The Gentleman Toker Podcast is a very Washington way of looking at weed. Each month’s episode starts with a wonky and funny John Oliver-like opening monologue by Tierney, where he flies through the news, peppering his thoughts with digressions on, say, the 2018 farm bill, the ups and downs of Delta-8 (a CBD-derived intoxicant that’s legal in many jurisdictions), and the relative expressions of terpenes in cannabis grown indoors and outside. That’s followed by an interview with a cannabis insider, like DC activist Adam Eidinger or “Oui’d Chef” Mathew Ramsey, then a short news segment. Its April episode discusses how cannabis businesses—which often become robbery targets because they can have a lot of cash on hand—can obtain insurance. Everything he reports, he says, is scrupulously fact-checked. “That’s something that we really pride ourselves on,” he says: “the information that we put out is accurate.”

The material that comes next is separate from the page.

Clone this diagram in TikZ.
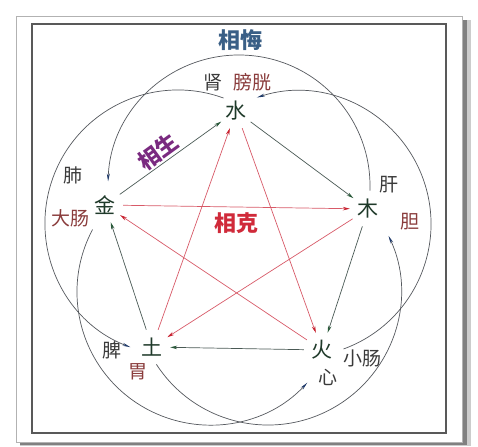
\documentclass[tikz,border=0pt]{standalone}
\usepackage{fontspec}
\usepackage{tikz}
\usetikzlibrary{arrows.meta}
\newfontfamily\cjk{Noto Sans CJK SC}
\definecolor{cXing}{HTML}{1F3A2A}
\definecolor{cZang}{HTML}{3A3A3A}
\definecolor{cFu}{HTML}{8A3C3C}
\definecolor{cShengLine}{HTML}{4A5A55}
\definecolor{cShengTip}{HTML}{2A5A3A}
\definecolor{cKeLine}{HTML}{D85A68}
\definecolor{cKeTip}{HTML}{C8202E}
\definecolor{cWuLine}{HTML}{55595E}
\definecolor{cWuTip}{HTML}{1F3A6A}
\definecolor{cTitle}{HTML}{3A5F86}
\definecolor{cSheng}{HTML}{7A2A80}
\definecolor{cKe}{HTML}{D02A3A}

\begin{document}
\begin{tikzpicture}[x=1pt, y=1pt,
    xing/.style={circle, minimum size=36pt, inner sep=0pt, text=cXing,
      font=\cjk\fontsize{21}{21}\selectfont},
    zang/.style={text=cZang, font=\cjk\fontsize{19}{19}\selectfont},
    fu/.style={text=cFu, font=\cjk\fontsize{19}{19}\selectfont},
    title/.style={font=\cjk\bfseries\fontsize{22}{22}\selectfont},
    sheng/.style={draw=cShengLine, line width=0.7pt,
      -{Stealth[length=7pt, width=3.5pt, color=cShengTip]}},
    ke/.style={draw=cKeLine, line width=0.7pt,
      -{Stealth[length=7pt, width=3.5pt, color=cKeTip]}},
    wu/.style={draw=cWuLine, line width=0.7pt,
      -{Stealth[length=8pt, width=3pt, color=cWuTip]}},
  ]
      \useasboundingbox (0,0) rectangle (478,-446);
      % frame with shadow
      \fill[black!20] (20,-20) rectangle (471,-446);
      \fill[black!50] (20,-20) rectangle (467,-444.5);
      \filldraw[fill=white, draw=black!30, line width=0.8pt] (16,-16) rectangle (462,-442);
      \draw[black!65, line width=1.6pt] (32,-24) rectangle (446,-433);

      % five elements
      \node[xing] (shui) at (236,-111) {水};
      \node[xing] (mu)   at (368,-209) {木};
      \node[xing] (huo)  at (322,-350) {火};
      \node[xing] (tu)   at (152,-347) {土};
      \node[xing] (jin)  at (105,-205) {金};

      % organs
      \node[zang] (shen)  at (213,-82)  {肾};
      \node[fu]   (pang)  at (252,-82)  {膀胱};
      \node[zang] (gan)   at (389,-185) {肝};
      \node[fu]   (dan)   at (410,-222) {胆};
      \node[zang] (xin)   at (328,-377) {心};
      \node[zang] (xiao)  at (362,-358) {小肠};
      \node[zang] (pi)    at (112,-350) {脾};
      \node[fu]   (wei)   at (138,-372) {胃};
      \node[zang] (fei)   at (73,-175)  {肺};
      \node[fu]   (da)    at (70,-218)  {大肠};

      % titles
      \node[title, text=cTitle] (xianghui) at (240,-40) {相悔};
      \node[title, text=cSheng, rotate=36, inner sep=1pt] (xiangsheng) at (158,-152) {相生};
      \node[title, text=cKe] (xiangke) at (236,-223) {相克};

      % reverse restraint arcs, centre ++(start:r) arc
      \coordinate (cA) at (178,-223);
      \coordinate (cB) at (239,-186);
      \coordinate (cC) at (298,-224);
      \coordinate (cD) at (268,-292);
      \coordinate (cE) at (210,-292);
      \draw[wu] (cA) ++(70:133pt)  arc (70:249:133pt);
      \draw[wu] (cB) ++(-2:131pt)  arc (-2:178:131pt);
      \draw[wu] (cC) ++(-70:133pt) arc (-70:108:133pt);
      \draw[wu] (cD) ++(213:133pt) arc (213:385:133pt);
      \draw[wu] (cE) ++(152:133pt) arc (152:317:133pt);

      % restraint star
      \draw[ke]
          (shui) edge (huo)
          (huo)  edge (jin)
          (jin)  edge (mu)
          (mu)   edge (tu)
          (tu)   edge (shui)
          ;
      % generation pentagon
      \draw[sheng]
          (jin)  edge (shui)
          (shui) edge (mu)
          (mu)   edge (huo)
          (huo)  edge (tu)
          (tu)   edge (jin)
          ;
    \end{tikzpicture}
\end{document}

As Tierney’s business transformed, so did his personal life: In October, he got married to the now Annah Tierney, who he met playing Cards Against Humanity with friends in Baltimore. The couple honeymooned in California, where Knott’s Berry Farm’s Halloween regulations didn’t allow them to indulge in their hobby of attending amusement parks in elaborate costumes. Now Mr. and Mrs. Toker occupy a sprawling Cape Cod-style home in St. Mary’s County, Maryland, where his home improvement plans include painting UFOs on an accent wall in the living room. They share their residence with three dogs, two cats, four box turtles, and a bearded dragon named Gloria. (While we spoke, his Boston terrier, Shoresy—named for a Letterkenny character—insisted on a vigorous game of fetch with me.)
“I’m a lot less crazy than I used to be,” Tierney says. “I’m pretty stable. I love my wife. I love our dog babies.” The podcast studio is in a spare bedroom upstairs—”where the magic happens,” he says. He and its producer, Lawrence Andrews, work remotely via the podcast-production platform Riverside.FM. His work space is tidy, with a whiteboard on the wall, a laptop perched on a stack of books so he can read scripts more easily, a quality microphone behind a pop screen, headphones, and a mousepad that depicts Harley Quinn. “It’s not very impressive, but it gets the job done,” he says.
Tierney appreciates the live-and-let-live ethos of St. Mary’s County—”I never have to worry about like somebody being like, ‘Oh, I smell weed coming from your house,’ as I have in the past,” he says. The couple are avid board gamers. He watches birds from his porch with binoculars and is planning to set up a telescope to observe the night sky.
“Mostly,” he says, I just sit out in the sunroom and do my research.”